(Some records)
------------------------------------
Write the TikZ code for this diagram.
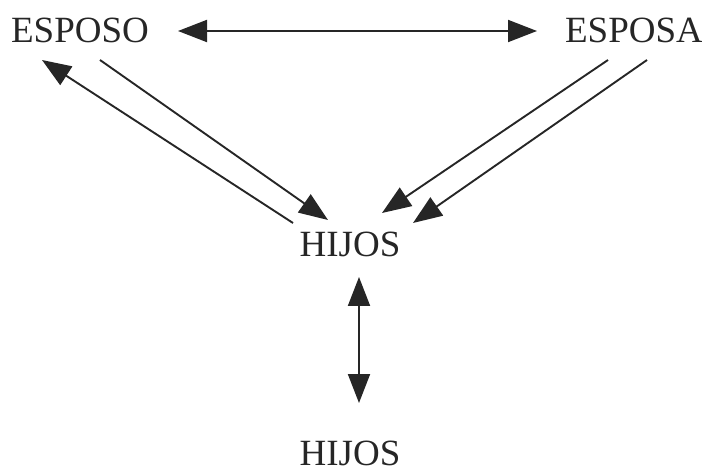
\documentclass[tikz,border=0pt]{standalone}
\usepackage{fontspec}
\setmainfont{Liberation Serif}
\usetikzlibrary{arrows.meta}
\begin{document}
\begin{tikzpicture}[x=1pt,y=-1pt,
  lbl/.style={anchor=base,inner sep=0pt,font=\fontsize{37}{40}\selectfont,text=black!85},
  conn/.style={line width=1.9pt,draw=black!85,-{Triangle[length=29pt,width=22pt]}},
  dconn/.style={line width=1.9pt,draw=black!85,{Triangle[length=29pt,width=22pt]}-{Triangle[length=29pt,width=22pt]}}]
\useasboundingbox (0,0) rectangle (702,473);
\node[lbl] (esposo) at (80,43) {ESPOSO};
\node[lbl] (esposa) at (634,43) {ESPOSA};
\node[lbl] (hijos) at (350,257) {HIJOS};
\node[lbl] (hijos2) at (350,465) {HIJOS};
% endpoints
\coordinate (h1) at (178,31);
\coordinate (h2) at (537,31);
\coordinate (a1tip) at (42,60);
\coordinate (a1tail) at (293,223);
\coordinate (a2tail) at (100,60);
\coordinate (a2tip) at (328,220);
\coordinate (a3tail) at (608,60);
\coordinate (a3tip) at (382,213);
\coordinate (a4tail) at (647,60);
\coordinate (a4tip) at (413,223);
\coordinate (v1) at (359,277);
\coordinate (v2) at (359,403);
\draw[dconn] (h1) -- (h2);
\draw[conn] (a1tail) -- (a1tip);
\draw[conn] (a2tail) -- (a2tip);
\draw[conn] (a3tail) -- (a3tip);
\draw[conn] (a4tail) -- (a4tip);
\draw[dconn] (v1) -- (v2);
\end{tikzpicture}
\end{document}
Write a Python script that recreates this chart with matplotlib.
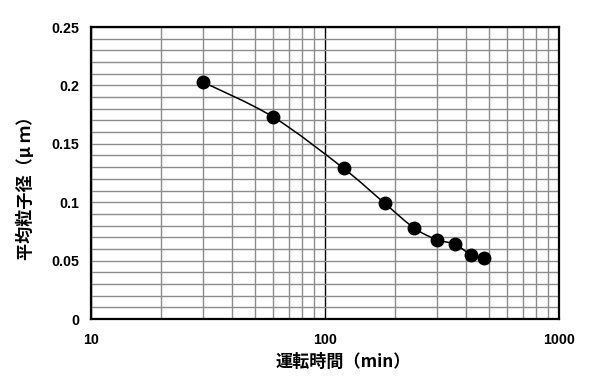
import matplotlib
matplotlib.use('Agg')
import numpy as np
import matplotlib.pyplot as plt
from matplotlib.path import Path
from matplotlib.patches import PathPatch
from matplotlib.ticker import FixedLocator, NullFormatter

plt.rcParams['font.family'] = ['Liberation Sans', 'Noto Sans CJK JP', 'DejaVu Sans']

# data
time_min = [30, 60, 120, 180, 240, 300, 360, 420, 480]
diameter_um = [0.203, 0.173, 0.129, 0.099, 0.078, 0.068, 0.064, 0.055, 0.052]
y_ticks = [0, 0.05, 0.1, 0.15, 0.2, 0.25]
y_tick_labels = ['0', '0.05', '0.1', '0.15', '0.2', '0.25']
x_ticks = [10, 100, 1000]
x_tick_labels = ['10', '100', '1000']


def smooth_path(xs, ys, tension=1 / 6):
    # Excel-like smoothed line: cubic Bezier segments, x in log space
    lx = np.log10(xs)
    ly = np.asarray(ys, dtype=float)
    n = len(lx)
    verts = [(xs[0], ys[0])]
    codes = [Path.MOVETO]
    for i in range(n - 1):
        p0 = max(i - 1, 0)
        p3 = min(i + 2, n - 1)
        c1x = lx[i] + (lx[i + 1] - lx[p0]) * tension
        c1y = ly[i] + (ly[i + 1] - ly[p0]) * tension
        c2x = lx[i + 1] - (lx[p3] - lx[i]) * tension
        c2y = ly[i + 1] - (ly[p3] - ly[i]) * tension
        verts += [(10 ** c1x, c1y), (10 ** c2x, c2y), (xs[i + 1], ys[i + 1])]
        codes += [Path.CURVE4] * 3
    return Path(verts, codes)


fig = plt.figure(figsize=(5.9, 3.91), dpi=100)
ax = fig.add_axes([0.1542, 0.1841, 0.7933, 0.7468])

ax.set_xscale('log')
ax.set_xlim(10, 1000)
ax.set_ylim(0, 0.25)

# grid
ax.xaxis.set_major_locator(FixedLocator(x_ticks))
ax.xaxis.set_minor_locator(FixedLocator([v * d for d in (10, 100) for v in range(2, 10)]))
ax.xaxis.set_minor_formatter(NullFormatter())
ax.yaxis.set_major_locator(FixedLocator(y_ticks))
ax.yaxis.set_minor_locator(FixedLocator(np.arange(0.01, 0.25, 0.01)))
ax.grid(True, which='minor', color='#8c8c8c', lw=1.0)
ax.grid(True, which='major', axis='y', color='#8c8c8c', lw=1.0)
ax.grid(True, which='major', axis='x', color='black', lw=1.0)
ax.set_axisbelow(True)

ax.set_xticklabels(x_tick_labels)
ax.set_yticklabels(y_tick_labels)
ax.tick_params(which='both', length=0)
ax.tick_params(axis='x', pad=10, labelsize=10.3)
ax.tick_params(axis='y', pad=8.5, labelsize=10.3)
for lab in ax.get_xticklabels() + ax.get_yticklabels():
    lab.set_fontweight('bold')

for sp in ax.spines.values():
    sp.set_linewidth(1.6)
    sp.set_color('black')

ax.add_patch(PathPatch(smooth_path(time_min, diameter_um), fill=False,
                       edgecolor='black', lw=1.1, zorder=3))
ax.plot(time_min, diameter_um, 'o', color='black', markersize=9, zorder=4)

cjk = ['Noto Sans CJK JP', 'DejaVu Sans']
ax.text(0.5395, -0.147, '運転時間（min）', transform=ax.transAxes,
        ha='center', va='center', fontsize=12.3, fontweight='bold', family=cjk)
ax.text(-0.14, 0.462, '平均粒子径（μ ｍ）', transform=ax.transAxes, rotation=90,
        ha='center', va='center', fontsize=12.3, fontweight='bold', family=cjk)

fig.savefig('out.png', dpi=100)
------------------------------------
> **Given exercise**
All of the entries above should be copied exactly, except for the pictures.

> **Answer to the problem**
Write the TikZ code for this diagram.
\documentclass[tikz,border=0pt]{standalone}
\usepackage{fontspec}
\setmainfont{Liberation Serif}
\usetikzlibrary{arrows.meta}
\begin{document}
\begin{tikzpicture}[x=1pt,y=-1pt,
  lbl/.style={anchor=base,inner sep=0pt,font=\fontsize{37}{40}\selectfont,text=black!85},
  conn/.style={line width=1.9pt,draw=black!85,-{Triangle[length=29pt,width=22pt]}},
  dconn/.style={line width=1.9pt,draw=black!85,{Triangle[length=29pt,width=22pt]}-{Triangle[length=29pt,width=22pt]}}]
\useasboundingbox (0,0) rectangle (702,473);
\node[lbl] (esposo) at (80,43) {ESPOSO};
\node[lbl] (esposa) at (634,43) {ESPOSA};
\node[lbl] (hijos) at (350,257) {HIJOS};
\node[lbl] (hijos2) at (350,465) {HIJOS};
% endpoints
\coordinate (h1) at (178,31);
\coordinate (h2) at (537,31);
\coordinate (a1tip) at (42,60);
\coordinate (a1tail) at (293,223);
\coordinate (a2tail) at (100,60);
\coordinate (a2tip) at (328,220);
\coordinate (a3tail) at (608,60);
\coordinate (a3tip) at (382,213);
\coordinate (a4tail) at (647,60);
\coordinate (a4tip) at (413,223);
\coordinate (v1) at (359,277);
\coordinate (v2) at (359,403);
\draw[dconn] (h1) -- (h2);
\draw[conn] (a1tail) -- (a1tip);
\draw[conn] (a2tail) -- (a2tip);
\draw[conn] (a3tail) -- (a3tip);
\draw[conn] (a4tail) -- (a4tip);
\draw[dconn] (v1) -- (v2);
\end{tikzpicture}
\end{document}
Write a Python script that recreates this chart with matplotlib.
import matplotlib
matplotlib.use('Agg')
import numpy as np
import matplotlib.pyplot as plt
from matplotlib.path import Path
from matplotlib.patches import PathPatch
from matplotlib.ticker import FixedLocator, NullFormatter

plt.rcParams['font.family'] = ['Liberation Sans', 'Noto Sans CJK JP', 'DejaVu Sans']

# data
time_min = [30, 60, 120, 180, 240, 300, 360, 420, 480]
diameter_um = [0.203, 0.173, 0.129, 0.099, 0.078, 0.068, 0.064, 0.055, 0.052]
y_ticks = [0, 0.05, 0.1, 0.15, 0.2, 0.25]
y_tick_labels = ['0', '0.05', '0.1', '0.15', '0.2', '0.25']
x_ticks = [10, 100, 1000]
x_tick_labels = ['10', '100', '1000']


def smooth_path(xs, ys, tension=1 / 6):
    # Excel-like smoothed line: cubic Bezier segments, x in log space
    lx = np.log10(xs)
    ly = np.asarray(ys, dtype=float)
    n = len(lx)
    verts = [(xs[0], ys[0])]
    codes = [Path.MOVETO]
    for i in range(n - 1):
        p0 = max(i - 1, 0)
        p3 = min(i + 2, n - 1)
        c1x = lx[i] + (lx[i + 1] - lx[p0]) * tension
        c1y = ly[i] + (ly[i + 1] - ly[p0]) * tension
        c2x = lx[i + 1] - (lx[p3] - lx[i]) * tension
        c2y = ly[i + 1] - (ly[p3] - ly[i]) * tension
        verts += [(10 ** c1x, c1y), (10 ** c2x, c2y), (xs[i + 1], ys[i + 1])]
        codes += [Path.CURVE4] * 3
    return Path(verts, codes)


fig = plt.figure(figsize=(5.9, 3.91), dpi=100)
ax = fig.add_axes([0.1542, 0.1841, 0.7933, 0.7468])

ax.set_xscale('log')
ax.set_xlim(10, 1000)
ax.set_ylim(0, 0.25)

# grid
ax.xaxis.set_major_locator(FixedLocator(x_ticks))
ax.xaxis.set_minor_locator(FixedLocator([v * d for d in (10, 100) for v in range(2, 10)]))
ax.xaxis.set_minor_formatter(NullFormatter())
ax.yaxis.set_major_locator(FixedLocator(y_ticks))
ax.yaxis.set_minor_locator(FixedLocator(np.arange(0.01, 0.25, 0.01)))
ax.grid(True, which='minor', color='#8c8c8c', lw=1.0)
ax.grid(True, which='major', axis='y', color='#8c8c8c', lw=1.0)
ax.grid(True, which='major', axis='x', color='black', lw=1.0)
ax.set_axisbelow(True)

ax.set_xticklabels(x_tick_labels)
ax.set_yticklabels(y_tick_labels)
ax.tick_params(which='both', length=0)
ax.tick_params(axis='x', pad=10, labelsize=10.3)
ax.tick_params(axis='y', pad=8.5, labelsize=10.3)
for lab in ax.get_xticklabels() + ax.get_yticklabels():
    lab.set_fontweight('bold')

for sp in ax.spines.values():
    sp.set_linewidth(1.6)
    sp.set_color('black')

ax.add_patch(PathPatch(smooth_path(time_min, diameter_um), fill=False,
                       edgecolor='black', lw=1.1, zorder=3))
ax.plot(time_min, diameter_um, 'o', color='black', markersize=9, zorder=4)

cjk = ['Noto Sans CJK JP', 'DejaVu Sans']
ax.text(0.5395, -0.147, '運転時間（min）', transform=ax.transAxes,
        ha='center', va='center', fontsize=12.3, fontweight='bold', family=cjk)
ax.text(-0.14, 0.462, '平均粒子径（μ ｍ）', transform=ax.transAxes, rotation=90,
        ha='center', va='center', fontsize=12.3, fontweight='bold', family=cjk)

fig.savefig('out.png', dpi=100)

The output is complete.